The magic of blockchain lies in its decentralization. There’s no boss, no central authority calling the shots. If a bank’s server crashes, your money could be at risk. But with blockchain, if one computer goes down, the others keep the system running. This makes it incredibly tough to hack—attackers would need to take over more than half the network at once, a feat that gets harder as the network grows. Plus, every transaction is locked with cryptography, like a digital signature that proves it’s legit. Each block also has a unique code, called a hash, that connects it to the block before it. Try to mess with one block, and the hash chain breaks, alerting everyone.
Blockchain isn’t just for tech geeks—it’s already changing the real world. Take supply chain tracking, for example. Companies like Walmart use blockchain to trace food from farms to shelves. If there’s a salmonella outbreak, they can pinpoint the exact batch of spinach in seconds, not weeks, because every step—harvesting, shipping, selling—is recorded on the blockchain. It’s transparent too; anyone can check the data (though sometimes it’s permissioned so only certain people see it). Another example is voting. Some places are testing blockchain to make elections fraud-proof—your vote gets recorded in a way that can’t be altered, but your identity stays private. Even contracts are getting smarter with blockchain. Smart contracts are like digital deals that automatically execute when conditions are met—say, paying a farmer once their shipment arrives, no middleman needed.

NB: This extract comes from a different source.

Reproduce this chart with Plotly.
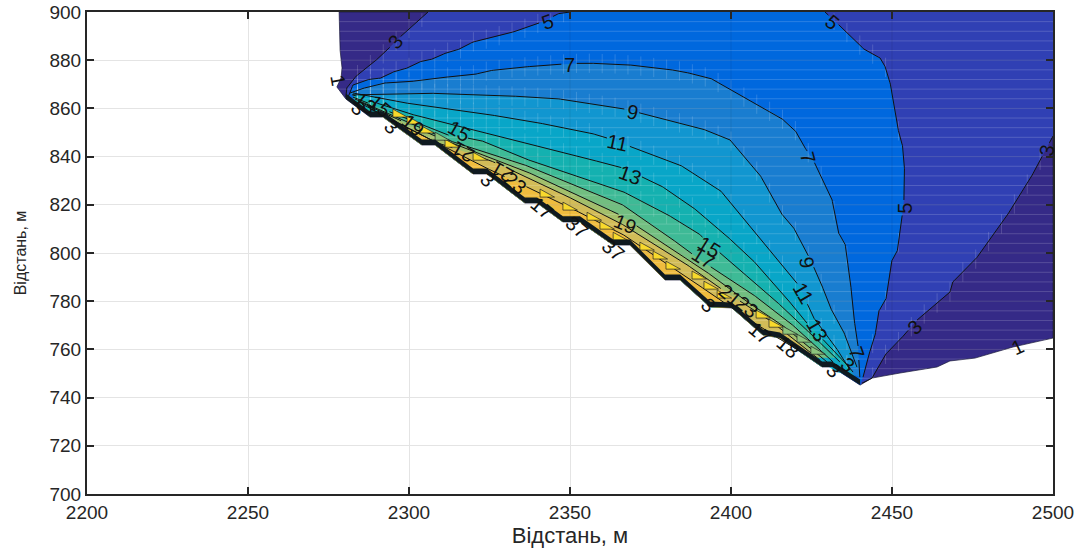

But blockchain isn’t perfect. One big downside is energy use. Mining those puzzles takes a ton of electricity—Bitcoin’s network alone uses more power than some countries! That’s why people are exploring greener options, like “proof of stake,” where you don’t need to burn power, just prove you own some crypto. Another challenge is speed. Because every node has to agree on every block, blockchain can be slower than centralized systems—think minutes versus seconds for a credit card payment. Scaling up to handle millions of transactions is still a work in progress. And let’s not forget understanding it—the tech is so complex that even businesses struggle to adopt it without experts.
In short, blockchain is a secure, shared way to record stuff that’s shaking up how we trust and track things. It’s not just the backbone of cryptocurrency—it’s a tool that could redefine everything from how we buy groceries to how we vote, if we can solve its growing pains.